Eli5: How are we able to focus our eyes through a mirror?

103 views

As a mirror is a flat plane, shouldnt we be able to
see everything reflected in that plane in focus?

In: 0

2 Answers

Anonymous 0 Comments

It is a flat plane, but light has a travel time. Meaning the reflected image still has depth. But interestingly, it’s the opposite of how it is normally. For example, to focus on your reflection, you have to focus the distance to the mirror from your face, doubled. You’re essentially focusing *through* the mirror.
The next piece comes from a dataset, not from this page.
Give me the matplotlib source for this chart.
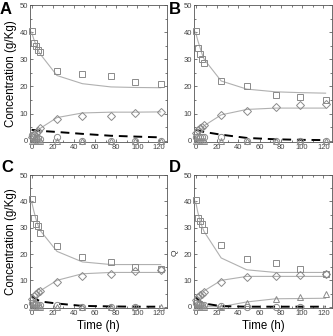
import matplotlib
matplotlib.use('Agg')
import matplotlib.pyplot as plt
from matplotlib.ticker import MultipleLocator

plt.rcParams['font.family'] = ['Liberation Sans', 'DejaVu Sans']

# sampling times (h)
t = [0, 2, 4, 6, 8, 24, 48, 75, 98, 122]
# model curve times
tm = [0, 2, 4, 6, 8, 24, 48, 75, 98, 122]

# ---------------- panel A ----------------
sqA = [40.5, 36, 35, 33.5, 32.5, 25.5, 24.5, 24, 21.5, 21]
diA = [1.5, 2.5, 3, 3.5, 4.5, 7.8, 9, 9.2, 10.3, 10.7]
ciA = [2, 1.5, 1, 0.8, 0.5, 1.3, 0, 0, 0, 0]
trA = [0, 0, 0, 0, 0, 0, 0, 0, 0, 0]
fsA = [40, 37.5, 35.5, 33.5, 32, 24, 21, 19.8, 19.6, 19.5]
fdA = [0, 1.2, 2.5, 3.5, 4.5, 8.5, 10.2, 10.5, 10.5, 10.6]
dashA = [4, 3.9, 3.8, 3.7, 3.6, 3.2, 2.5, 1.8, 1.5, 1.2]

# ---------------- panel B ----------------
sqB = [40.5, 34, 32, 30, 28.5, 22, 20, 17, 16, 15]
diB = [3, 4, 4.5, 5, 5.8, 9.5, 11, 12.5, 13, 13.5]
ciB = [1.5, 1.5, 1.5, 1.2, 1.5, 1.2, 0, 0, 0, 0]
trB = [0, 0, 0, 0, 0, 0, 0, 0, 0, 0]
fsB = [40, 37, 34.5, 32, 30, 22, 19, 18, 17.7, 17.5]
fdB = [0, 1.5, 3, 4.3, 5.5, 9.5, 11.5, 12, 12, 12]
dashB = [4, 3.8, 3.6, 3.4, 3.2, 2.2, 1, 0.5, 0.3, 0.2]

# ---------------- panel C ----------------
sqC = [41, 33.5, 31.5, 30.5, 28, 23.2, 19, 17, 15, 14.2]
diC = [3, 4, 5, 5.5, 6, 9.5, 11.5, 12.5, 13.5, 14]
ciC = [1.5, 1.2, 1, 0.8, 0.5, 0.5, 0, 0, 0, 14.3]
trC = [0, 0, 0, 0, 0, 0, 0, 0, 0, 0]
fsC = [40, 36.5, 33.5, 31, 29, 21, 17, 16, 16, 16]
fdC = [0, 1.5, 3, 4.5, 6, 10, 12.5, 13, 13, 13]
dashC = [4, 3.5, 3, 2.5, 2, 1.2, 0.3, 0.1, 0, 0]

# ---------------- panel D ----------------
sqD = [40.5, 33.5, 32.5, 31.5, 29, 23.3, 18, 16.5, 14.3, 12.5]
diD = [2.5, 3.5, 4.5, 5, 5.5, 9.2, 11.2, 11.5, 12, 12.5]
ciD = [1.5, 1.2, 1, 0.8, 0.5, 0.3, 0, 0, 0, 12.3]
trD = [0, 0, 0, 0, 0, 0, 1.5, 2.8, 3.8, 5]
fsD = [40, 36, 33, 30.5, 28.5, 18.5, 14, 13, 13, 13]
fdD = [0, 1.8, 3.3, 4.8, 6, 10, 11.5, 11.5, 11.5, 11.5]
ftD = [0, 0, 0, 0, 0, 0, 1.8, 3, 3.1, 3.2]
dashD = [3.5, 2.8, 2.2, 1.6, 1.2, 0.2, 0, 0, 0, 0]

gray = '#8a8a8a'
mk = dict(linestyle='none', markerfacecolor='none', markeredgecolor=gray,
          markeredgewidth=0.7, markersize=4.5, clip_on=False, zorder=3)

fig = plt.figure(figsize=(3.33, 3.36), dpi=100)
W, H = 333, 336
boxes = {
    'A': (30, 5, 167, 142),
    'B': (194, 5, 332, 142),
    'C': (30, 175, 167, 308),
    'D': (194, 175, 332, 308),
}
letter_pos = {'A': (0, 10), 'B': (169, 10), 'C': (1, 167), 'D': (169, 168)}
panels = {
    'A': (sqA, diA, ciA, trA, fsA, fdA, None, dashA),
    'B': (sqB, diB, ciB, trB, fsB, fdB, None, dashB),
    'C': (sqC, diC, ciC, trC, fsC, fdC, None, dashC),
    'D': (sqD, diD, ciD, trD, fsD, fdD, ftD, dashD),
}

for key, (x0, y0, x1, y1) in boxes.items():
    ax = fig.add_axes([x0 / W, 1 - y1 / H, (x1 - x0) / W, (y1 - y0) / H])
    sq, di, ci, tr, fs, fd, ft, dash = panels[key]
    ax.plot(tm, fs, color='#b0b0b0', lw=0.8)
    ax.plot(tm, fd, color='#b0b0b0', lw=0.8)
    if ft is not None:
        ax.plot(tm, ft, color='#b0b0b0', lw=0.8)
    ax.plot(tm, dash, color='black', lw=1.4, ls=(0, (4.5, 3)))
    ax.plot(t, sq, marker='s', **mk)
    ax.plot(t, di, marker='D', **dict(mk, markersize=4.2))
    ax.plot(t, ci, marker='o', **mk)
    ax.plot(t, tr, marker='^', **mk)
    ax.set_xlim(-1.5, 128)
    ax.set_ylim(-0.5, 50)
    ax.xaxis.set_major_locator(MultipleLocator(20))
    ax.yaxis.set_major_locator(MultipleLocator(10))
    ax.xaxis.set_minor_locator(MultipleLocator(10))
    ax.yaxis.set_minor_locator(MultipleLocator(5))
    ax.tick_params(which='both', direction='in', top=True, right=True,
                   labelsize=5.5, colors='#444444', width=0.5, pad=1.5)
    ax.tick_params(which='major', length=2.5)
    ax.tick_params(which='minor', length=1.5)
    for s in ax.spines.values():
        s.set_linewidth(0.6)
        s.set_color('#555555')
    if key in ('A', 'C'):
        ax.set_ylabel('Concentration (g/Kg)', fontsize=8.3, labelpad=2)
    if key in ('C', 'D'):
        ax.set_xlabel('Time (h)', fontsize=8.3, labelpad=2)
    lx, ly = letter_pos[key]
    fig.text(lx / W, 1 - ly / H, key, fontsize=12,
             fontweight='bold', ha='left', va='center')

fig.text(175 / W, 1 - 253 / H, 'Q', fontsize=6, rotation=90,
         ha='center', va='center', color='#333333')

fig.savefig('out.png', dpi=100)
I’m gonna try and explain it. Lenses work by taking a parallel beam of light and collapsing it to a single point, which is the focal point. But for reasons I’m not qualified to explain, the distance a light has to travel affects how much it needs to be corrected. So a light that goes straight from a surface to your eye is bent differently than a light that hit a mirror first. Why it doubles the distance and doesn’t just add the distance to your eye, again idk.

Anonymous 0 Comments

The mirror itself is a flat plane, but that doesn’t mean that all the light bouncing off it is coming out in the same direction…mirrors bounce light back through the same angle it came in at. The mirror doesn’t do anything to change how light rays are coming together or spreading apart, which is all focusing is. They *just* change direction.

This means they can let you see in a different direction by bending the light, but a flat mirror can’t put something in focus (on take it out of focus). What you see in a mirror will be just as in or out of focus as it would be if you positioned yourself to intercept those same light rays without bouncing them off the mirror.